ZBrushCentral

When a cylinder pipe passes through a surface, the hole closes

How can I maintain a hole when a cylinder pipe passes through a surface? I tried masking where the hole has filled in, and deleting that geometry. It looks like there’s now a hole. But when I go to print the resulting SLA, the hole fills in with a one slice thickness (or a few slices, if the model is at an angle.) Below that surface, there’s the intended pipe geometry.

TLDR: I’m making molds for casting, with high temperature resin using Preform from Formlabs and a Form2 printer,

The workflow is to dupe the original model , then inflate it, Both tools are dynameshed. I then use boolean to subtract the original file from the inflated file.

Then flip the normals in the original file, so that I get a wall and a cavity, with the inner surface of the wall matching the outer surface of the model so I have a mold that will replicate the original file, in a cast. So far, so good.
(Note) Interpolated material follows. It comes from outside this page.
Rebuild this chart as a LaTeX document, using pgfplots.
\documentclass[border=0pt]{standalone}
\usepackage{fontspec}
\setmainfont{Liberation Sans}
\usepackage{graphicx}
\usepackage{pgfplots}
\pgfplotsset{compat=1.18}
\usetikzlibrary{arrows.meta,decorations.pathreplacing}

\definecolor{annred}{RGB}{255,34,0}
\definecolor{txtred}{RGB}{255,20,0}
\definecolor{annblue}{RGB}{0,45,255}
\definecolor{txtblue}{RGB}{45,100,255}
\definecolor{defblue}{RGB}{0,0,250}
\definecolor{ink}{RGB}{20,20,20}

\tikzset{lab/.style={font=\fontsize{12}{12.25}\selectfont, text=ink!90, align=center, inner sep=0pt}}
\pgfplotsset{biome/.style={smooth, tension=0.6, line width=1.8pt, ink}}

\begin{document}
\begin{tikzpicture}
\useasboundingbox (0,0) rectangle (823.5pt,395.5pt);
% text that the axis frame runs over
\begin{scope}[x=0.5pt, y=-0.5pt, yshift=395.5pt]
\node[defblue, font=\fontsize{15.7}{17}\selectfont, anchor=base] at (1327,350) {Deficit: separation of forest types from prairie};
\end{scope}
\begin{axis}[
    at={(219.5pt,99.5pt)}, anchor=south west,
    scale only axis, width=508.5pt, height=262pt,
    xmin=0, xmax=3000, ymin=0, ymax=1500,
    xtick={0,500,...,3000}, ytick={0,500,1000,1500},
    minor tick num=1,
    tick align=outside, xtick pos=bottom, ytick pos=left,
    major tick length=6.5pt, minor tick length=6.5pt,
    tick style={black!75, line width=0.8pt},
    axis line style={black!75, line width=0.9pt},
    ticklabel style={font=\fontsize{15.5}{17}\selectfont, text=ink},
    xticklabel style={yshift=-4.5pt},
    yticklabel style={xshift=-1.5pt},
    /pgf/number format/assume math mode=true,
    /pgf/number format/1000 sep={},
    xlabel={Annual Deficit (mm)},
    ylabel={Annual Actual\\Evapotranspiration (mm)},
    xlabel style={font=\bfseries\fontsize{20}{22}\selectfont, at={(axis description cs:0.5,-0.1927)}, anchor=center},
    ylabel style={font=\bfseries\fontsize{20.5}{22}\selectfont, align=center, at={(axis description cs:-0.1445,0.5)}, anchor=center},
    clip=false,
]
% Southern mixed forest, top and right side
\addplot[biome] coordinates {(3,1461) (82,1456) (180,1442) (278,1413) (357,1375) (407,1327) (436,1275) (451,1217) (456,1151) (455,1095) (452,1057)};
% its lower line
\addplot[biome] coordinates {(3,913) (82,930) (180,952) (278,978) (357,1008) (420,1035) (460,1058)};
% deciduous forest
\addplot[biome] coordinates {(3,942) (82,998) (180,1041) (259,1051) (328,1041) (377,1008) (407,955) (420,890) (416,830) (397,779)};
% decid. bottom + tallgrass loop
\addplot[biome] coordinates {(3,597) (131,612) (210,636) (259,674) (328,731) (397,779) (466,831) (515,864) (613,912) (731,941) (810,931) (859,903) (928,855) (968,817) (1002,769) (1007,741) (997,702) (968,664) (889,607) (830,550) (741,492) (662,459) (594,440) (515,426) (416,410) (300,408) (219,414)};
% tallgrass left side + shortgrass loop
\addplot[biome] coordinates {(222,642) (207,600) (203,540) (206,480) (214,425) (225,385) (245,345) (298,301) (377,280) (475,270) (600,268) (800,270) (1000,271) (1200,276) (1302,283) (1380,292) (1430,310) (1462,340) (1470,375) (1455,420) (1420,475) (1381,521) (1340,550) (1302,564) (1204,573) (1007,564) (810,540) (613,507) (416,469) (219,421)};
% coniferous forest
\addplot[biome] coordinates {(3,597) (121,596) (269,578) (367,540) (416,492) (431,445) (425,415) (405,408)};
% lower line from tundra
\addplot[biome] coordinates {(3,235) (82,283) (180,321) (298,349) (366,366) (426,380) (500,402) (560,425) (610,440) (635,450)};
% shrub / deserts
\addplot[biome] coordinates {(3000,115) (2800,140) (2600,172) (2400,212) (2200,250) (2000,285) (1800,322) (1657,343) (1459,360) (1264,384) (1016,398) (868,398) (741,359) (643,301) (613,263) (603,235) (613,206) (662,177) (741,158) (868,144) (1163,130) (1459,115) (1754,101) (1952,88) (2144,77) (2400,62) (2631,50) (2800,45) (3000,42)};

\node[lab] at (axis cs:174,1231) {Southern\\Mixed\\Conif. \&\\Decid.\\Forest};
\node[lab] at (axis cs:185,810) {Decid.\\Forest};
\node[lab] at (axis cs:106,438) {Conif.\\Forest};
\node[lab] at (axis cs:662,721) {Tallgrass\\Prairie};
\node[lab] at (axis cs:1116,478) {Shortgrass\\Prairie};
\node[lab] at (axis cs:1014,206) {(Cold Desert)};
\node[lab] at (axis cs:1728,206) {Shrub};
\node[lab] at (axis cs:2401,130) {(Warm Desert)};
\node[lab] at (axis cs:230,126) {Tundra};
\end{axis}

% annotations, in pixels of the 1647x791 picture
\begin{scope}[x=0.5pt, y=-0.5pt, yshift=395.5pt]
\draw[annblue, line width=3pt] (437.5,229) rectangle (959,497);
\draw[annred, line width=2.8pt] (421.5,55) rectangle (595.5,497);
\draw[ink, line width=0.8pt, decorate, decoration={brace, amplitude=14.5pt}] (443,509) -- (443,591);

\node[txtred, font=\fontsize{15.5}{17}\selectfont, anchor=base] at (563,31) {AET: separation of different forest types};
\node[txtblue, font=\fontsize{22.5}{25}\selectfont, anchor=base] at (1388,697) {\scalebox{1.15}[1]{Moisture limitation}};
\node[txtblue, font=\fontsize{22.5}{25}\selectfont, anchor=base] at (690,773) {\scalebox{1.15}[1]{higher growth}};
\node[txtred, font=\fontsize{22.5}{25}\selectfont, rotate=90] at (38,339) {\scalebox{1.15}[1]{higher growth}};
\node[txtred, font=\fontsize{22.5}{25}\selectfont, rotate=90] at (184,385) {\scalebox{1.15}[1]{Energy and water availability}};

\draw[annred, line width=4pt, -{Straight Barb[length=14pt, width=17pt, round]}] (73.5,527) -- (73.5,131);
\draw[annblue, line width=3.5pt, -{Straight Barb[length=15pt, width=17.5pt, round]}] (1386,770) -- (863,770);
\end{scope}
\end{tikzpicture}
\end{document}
I need to put in pipes so that I can fill the cavity with metal, and also have exits for air to pass through. The Cylinder Pipe IMM Primitive brush gives me great geometry, and I can use the gizmo to bend the pipes so that they work as needed. Just leaving me with the filled in hole at the intersection of the pipe and the outer surface.

If I let PreForm do the suggested repair, it flips the normals back, and I get a solid, so I ignore the “Repair” function, and let the print run with the reported errors, which are spurious. But I haven’t been able to get the pipe to maintain a hole through the surface.

Underneath that first slice(s) the pipe still has a hole. It’s a pipe with a cap at the intersection . It’s only when it passes through the shell geometry that it fills in.

Any ideas greatly appreciated.

Hello Rob!

I appreciate the effort you went to to explain your process, but I may still be confused about what you want to do. I’m not certain, for instance, why the inflation and the flipping of normals is necessary. In my mind, it doesn’t seem like this should be that complicated.

Can you not just use Live Boolean directly to subtract whatever mesh you want from your “mold” object? As long as you’re working with closed volumes (not a mesh with an open hole), this should result in a solid, closed object with whatever negative space you placed there.

If I’m not grasping what your issue is, please illustrate it further with a screenshot showing the problem, if possible.

I’ve been known to figure out the most complicated pathway to any objective, so I hear you. I flipped the normals so that Preform, Formlabs software, wouldn’t make the models solid again. Just a work around. I was surprised that it was necessary!

Attached is a screen grab of the mold, with a Cylinder Pipe penetrating. I manually select the polys that close the hole where it penetrates the surface and delete them. But the hole fills up again when imported to Preform.

I’ve uploaded one shot of the mold in Z, before I remove the blocking geometry, then 3 files that show the cylinder is hollow until it hits the mold surface, when Preform fills it in where it intersects, then leaves it hollow again.

Thanks so much for taking the time to play detective! I’m eager to learn if there’s a better workflow, as well as simple adjustment that would make the problem go away.

I’m sorry, I don’t understand what I’m seeing here, or what the problem is. No manual deletion of any polygons should be necessary. Use Live Boolean with closed volumes. It will preview the resulting mesh, and you can make sure everything’s ok. If you’re producing a properly closed mesh in ZB, it should be closed in your target app. There shouldnt be any holes to fill in. If otherwise, it would seem to be some sort of issue in your target app.

One note though–if youre trying to cut a solid hole with that cylinder, the cylinder should be solid, not open in the middle.

You may not understand, but you solved my problem anyway!

I just needed to do the feeder tubes in two steps.

  1. Boolean subtract a cylinder to make the hole, then

  2. Add a cylinder pipe sitting on top of the hole.

As for flipping the inner face, I’ll work on that separately. Most likely user error.

I was pretty sure the meshes well constructed and were water tight, but that just means I was sure, not that they were so. But for the nonce, I havre something that works.

Thanks so much!

Well, I’m glad your issue is solved at any rate!